ペークシス・プラグマの結晶体を惑星全体に広げるには、ペークシス・プラグマ自身の力が必要となる。

結晶体を生み出す原理が分からない以上、ペークシス自身に結晶体を生み出してもらわなければならない。対話が必要なのだ。


本作戦は、ペークシス・プラグマに意思があることを前提としている。ニル・ヴァーナのリンクを通じて、バートが行う。


ペークシス・プラグマは、触れた者の心に反応する。リンクを行うバートの想いが弱ければ、ペークシスには届かない。

この惑星を救いたいと思う、強い気持ち。バートは己の心に問いかけて、奮起していた。


『困っている人が大勢いるんだ。僕が頑張らないといけないんだ!』

『それが貴方の本心であればよいのですけれど』

『な、何だよ、ソラちゃん! 僕を疑っているのか!?』

『人の使命とは、時として本人の意志とは無関係に備わります。王として生まれた者が、王である事を望むとは限らない』

『僕はもう、昔の僕とは違う! 人を救いたいと、思っている!』

『ですので、それが貴方の本心であればよいと言っています』

『ぐうう……』


 パルフェは不安だった。バートの気概は認めているし、いざとなれば自分の命を盾にして仲間を守る男なのも分かっている。

バートは確かに出逢った頃と比べて、劇的に変わった。女の方から見ても、本当にいい男になったと思う。


ただ、今のバートは無理に聖人君主になろうとしている。博愛主義である事を、自らに課している。


良い人間になろうとする心意気は買うが、自分を無理に型にはめても崩れてしまうだけだ。

ソラの問いかけは決して厳しくない。ゆえに、バート自身が重く受け止めてしまって逆効果になってしまっている。


彼らしくあればいいと思うのだが、パルフェ本人も正解は分からない。結局、実験するしかない。


「バート、あくまでもまずは実験だからね。失敗してもいいんだよ」

『駄目だ、そんなの!? この星の人達の未来がかかってるんだ!』

「実験というのは失敗ありきであって……データを積み重ねていくのが大事なの」

『僕達が手を拱いている間に、人が死んでいっているんだぞ! 休んでいる暇はないんだ!!』


「……こりゃ、長引きそうだわ……」


 頭を抱えたくなった。バートの気持ちは分かるし、今の発言は立派だ。彼らしくないと、断言できるほどに。

ペークシス・プラグマが人の想いに触れて反応するのならば、今の彼の心に果たして応えてくれるだろうか?


気持ちは本物、想いは強い。
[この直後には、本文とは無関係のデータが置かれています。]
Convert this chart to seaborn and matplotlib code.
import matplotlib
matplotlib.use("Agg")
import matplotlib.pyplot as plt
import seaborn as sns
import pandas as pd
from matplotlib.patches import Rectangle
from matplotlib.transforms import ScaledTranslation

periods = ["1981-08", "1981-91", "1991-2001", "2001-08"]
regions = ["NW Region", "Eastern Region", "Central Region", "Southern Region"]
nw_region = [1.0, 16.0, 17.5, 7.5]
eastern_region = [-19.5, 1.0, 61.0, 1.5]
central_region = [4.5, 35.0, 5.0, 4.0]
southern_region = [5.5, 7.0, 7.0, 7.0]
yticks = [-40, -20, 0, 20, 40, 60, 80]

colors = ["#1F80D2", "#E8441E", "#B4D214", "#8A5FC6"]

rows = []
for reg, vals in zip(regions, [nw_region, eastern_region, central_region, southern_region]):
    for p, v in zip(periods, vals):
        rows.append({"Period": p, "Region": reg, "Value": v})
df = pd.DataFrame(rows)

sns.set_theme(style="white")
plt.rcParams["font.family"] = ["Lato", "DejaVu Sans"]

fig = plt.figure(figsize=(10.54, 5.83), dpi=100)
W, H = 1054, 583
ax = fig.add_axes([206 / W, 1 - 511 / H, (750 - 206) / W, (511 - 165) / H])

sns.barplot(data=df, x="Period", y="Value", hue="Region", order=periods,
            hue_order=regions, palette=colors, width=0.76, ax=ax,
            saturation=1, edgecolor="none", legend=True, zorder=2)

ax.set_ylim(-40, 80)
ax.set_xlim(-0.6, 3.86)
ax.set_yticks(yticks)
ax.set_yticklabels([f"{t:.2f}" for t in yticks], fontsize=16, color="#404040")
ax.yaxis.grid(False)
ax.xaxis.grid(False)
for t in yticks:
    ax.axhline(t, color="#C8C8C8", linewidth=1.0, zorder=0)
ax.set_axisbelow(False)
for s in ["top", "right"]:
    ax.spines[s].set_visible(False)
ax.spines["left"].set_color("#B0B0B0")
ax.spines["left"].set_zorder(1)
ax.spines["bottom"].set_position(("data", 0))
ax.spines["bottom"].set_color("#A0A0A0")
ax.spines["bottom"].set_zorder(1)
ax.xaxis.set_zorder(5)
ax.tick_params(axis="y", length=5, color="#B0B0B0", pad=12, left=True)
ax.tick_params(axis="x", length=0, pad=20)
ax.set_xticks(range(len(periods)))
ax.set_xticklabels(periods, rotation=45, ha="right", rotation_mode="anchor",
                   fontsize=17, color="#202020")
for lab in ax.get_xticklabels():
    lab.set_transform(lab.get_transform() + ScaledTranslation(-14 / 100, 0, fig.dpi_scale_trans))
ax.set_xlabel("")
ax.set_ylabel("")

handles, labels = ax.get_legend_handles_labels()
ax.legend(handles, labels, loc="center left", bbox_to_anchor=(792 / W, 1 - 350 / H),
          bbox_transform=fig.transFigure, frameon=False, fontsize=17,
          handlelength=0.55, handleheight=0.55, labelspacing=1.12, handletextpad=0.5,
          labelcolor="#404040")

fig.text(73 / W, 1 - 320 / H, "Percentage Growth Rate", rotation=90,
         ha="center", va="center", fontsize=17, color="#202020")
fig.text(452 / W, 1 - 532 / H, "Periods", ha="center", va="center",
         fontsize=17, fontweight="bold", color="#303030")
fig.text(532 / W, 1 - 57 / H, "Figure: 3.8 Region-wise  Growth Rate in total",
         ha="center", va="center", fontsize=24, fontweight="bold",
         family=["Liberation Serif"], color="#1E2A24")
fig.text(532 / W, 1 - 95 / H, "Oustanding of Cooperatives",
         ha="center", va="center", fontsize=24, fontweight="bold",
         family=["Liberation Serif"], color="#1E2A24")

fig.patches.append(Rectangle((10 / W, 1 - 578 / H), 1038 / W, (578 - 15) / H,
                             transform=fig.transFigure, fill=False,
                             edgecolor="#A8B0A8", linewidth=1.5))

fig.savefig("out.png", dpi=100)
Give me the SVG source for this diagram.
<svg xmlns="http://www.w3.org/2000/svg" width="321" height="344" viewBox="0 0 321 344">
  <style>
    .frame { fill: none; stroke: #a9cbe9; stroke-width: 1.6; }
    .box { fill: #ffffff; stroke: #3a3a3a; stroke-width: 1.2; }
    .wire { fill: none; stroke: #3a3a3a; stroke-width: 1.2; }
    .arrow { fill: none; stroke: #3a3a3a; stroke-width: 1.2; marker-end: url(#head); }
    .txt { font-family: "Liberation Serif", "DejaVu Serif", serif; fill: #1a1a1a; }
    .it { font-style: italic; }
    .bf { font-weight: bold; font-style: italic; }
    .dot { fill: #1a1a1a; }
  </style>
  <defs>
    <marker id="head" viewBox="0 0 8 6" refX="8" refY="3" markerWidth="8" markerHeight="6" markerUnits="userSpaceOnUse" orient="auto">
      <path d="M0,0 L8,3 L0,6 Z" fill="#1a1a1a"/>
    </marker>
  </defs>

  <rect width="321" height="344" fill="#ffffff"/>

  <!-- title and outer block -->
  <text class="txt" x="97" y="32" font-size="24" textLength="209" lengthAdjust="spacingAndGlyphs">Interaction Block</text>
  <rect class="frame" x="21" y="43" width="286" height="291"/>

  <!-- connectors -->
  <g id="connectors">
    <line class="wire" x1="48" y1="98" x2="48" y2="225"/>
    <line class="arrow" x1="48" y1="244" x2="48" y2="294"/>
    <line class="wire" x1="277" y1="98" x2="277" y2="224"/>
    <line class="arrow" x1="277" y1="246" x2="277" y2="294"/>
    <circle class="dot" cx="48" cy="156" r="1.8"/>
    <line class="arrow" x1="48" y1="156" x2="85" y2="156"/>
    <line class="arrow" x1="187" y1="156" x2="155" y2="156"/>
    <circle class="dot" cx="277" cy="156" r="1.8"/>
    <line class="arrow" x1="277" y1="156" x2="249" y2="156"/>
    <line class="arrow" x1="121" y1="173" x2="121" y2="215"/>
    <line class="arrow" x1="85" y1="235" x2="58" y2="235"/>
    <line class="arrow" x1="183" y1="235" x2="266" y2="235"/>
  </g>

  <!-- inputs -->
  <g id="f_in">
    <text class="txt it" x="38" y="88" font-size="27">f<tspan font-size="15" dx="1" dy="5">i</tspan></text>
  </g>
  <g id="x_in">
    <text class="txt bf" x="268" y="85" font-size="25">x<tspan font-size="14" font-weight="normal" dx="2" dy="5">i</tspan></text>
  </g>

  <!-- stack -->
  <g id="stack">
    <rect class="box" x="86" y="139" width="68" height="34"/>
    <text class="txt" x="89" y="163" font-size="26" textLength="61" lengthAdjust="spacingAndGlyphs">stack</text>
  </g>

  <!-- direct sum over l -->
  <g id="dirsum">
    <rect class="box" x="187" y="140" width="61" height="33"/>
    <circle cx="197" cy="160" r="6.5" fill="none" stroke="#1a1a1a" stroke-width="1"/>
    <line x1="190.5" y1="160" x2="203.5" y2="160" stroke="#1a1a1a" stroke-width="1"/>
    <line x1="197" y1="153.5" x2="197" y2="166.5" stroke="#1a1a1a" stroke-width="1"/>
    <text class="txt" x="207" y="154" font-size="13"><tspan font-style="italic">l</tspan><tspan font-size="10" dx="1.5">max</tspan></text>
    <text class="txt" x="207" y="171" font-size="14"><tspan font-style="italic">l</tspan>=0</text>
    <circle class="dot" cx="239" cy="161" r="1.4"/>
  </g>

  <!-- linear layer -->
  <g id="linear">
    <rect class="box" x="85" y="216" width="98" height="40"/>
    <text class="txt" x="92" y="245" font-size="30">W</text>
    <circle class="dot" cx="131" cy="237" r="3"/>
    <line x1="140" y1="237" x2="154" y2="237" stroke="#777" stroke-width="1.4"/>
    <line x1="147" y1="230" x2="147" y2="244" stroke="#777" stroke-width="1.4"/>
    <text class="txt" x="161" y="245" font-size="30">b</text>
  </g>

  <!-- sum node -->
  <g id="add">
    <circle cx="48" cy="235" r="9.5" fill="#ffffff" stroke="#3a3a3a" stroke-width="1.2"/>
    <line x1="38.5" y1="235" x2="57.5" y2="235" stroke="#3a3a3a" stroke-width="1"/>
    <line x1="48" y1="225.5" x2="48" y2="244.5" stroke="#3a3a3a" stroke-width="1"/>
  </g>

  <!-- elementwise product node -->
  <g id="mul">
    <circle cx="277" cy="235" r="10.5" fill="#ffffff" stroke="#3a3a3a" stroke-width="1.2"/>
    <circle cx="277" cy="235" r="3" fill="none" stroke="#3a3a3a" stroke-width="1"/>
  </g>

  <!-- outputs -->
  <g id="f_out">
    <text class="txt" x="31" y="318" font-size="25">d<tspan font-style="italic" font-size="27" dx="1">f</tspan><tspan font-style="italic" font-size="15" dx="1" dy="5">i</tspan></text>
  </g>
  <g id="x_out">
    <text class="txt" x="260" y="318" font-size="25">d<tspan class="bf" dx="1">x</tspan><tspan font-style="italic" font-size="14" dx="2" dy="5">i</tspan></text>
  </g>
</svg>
けれど、本心であるかどうかは――怪しいところだ。


この星の人達を救いたいとは、本当に思っているだろう。ただ、やはり彼らしくはない。

悩んでしまうが、答えは出せそうに無かった。何かが違うと思うのだが、その何かが上手く言葉に出来ない。

分析できない人の心というのは、本当に厄介だった。機械の方がずっと分かりやすい。


どうしたものかと、頭を痛めているパルフェに――通信が、入る。


『パルフェ、ちょっといいかな?』

「パイ? どうしたの、急に」


 おずおずと通信画面に出てきたのは、ナースのパイウェイ・ウンダーベルグ。妙に、疲れた顔をしている。

彼女も何か辛い気持ちを抱えているようだった。人の気持ちに触れたからこそ分かる、他人の痛み。

思い遣りの言葉が浮かばないパルフェはせめて、優しい笑みを向けて聞いてあげる事にした。


『あのね、カイとバートが今大事な仕事だと聞いたのだけど、時間ないかな?』

「あー、二人は今ちょっと手が離せないかも――何かあったの?」



『パイの新しい患者さんに、お友達を紹介したいの』



 大勢の赤の他人よりも、たった一人の大切な人――

男女の関係よりも遥かに深く、そしてかけがえのない出逢いが訪れる。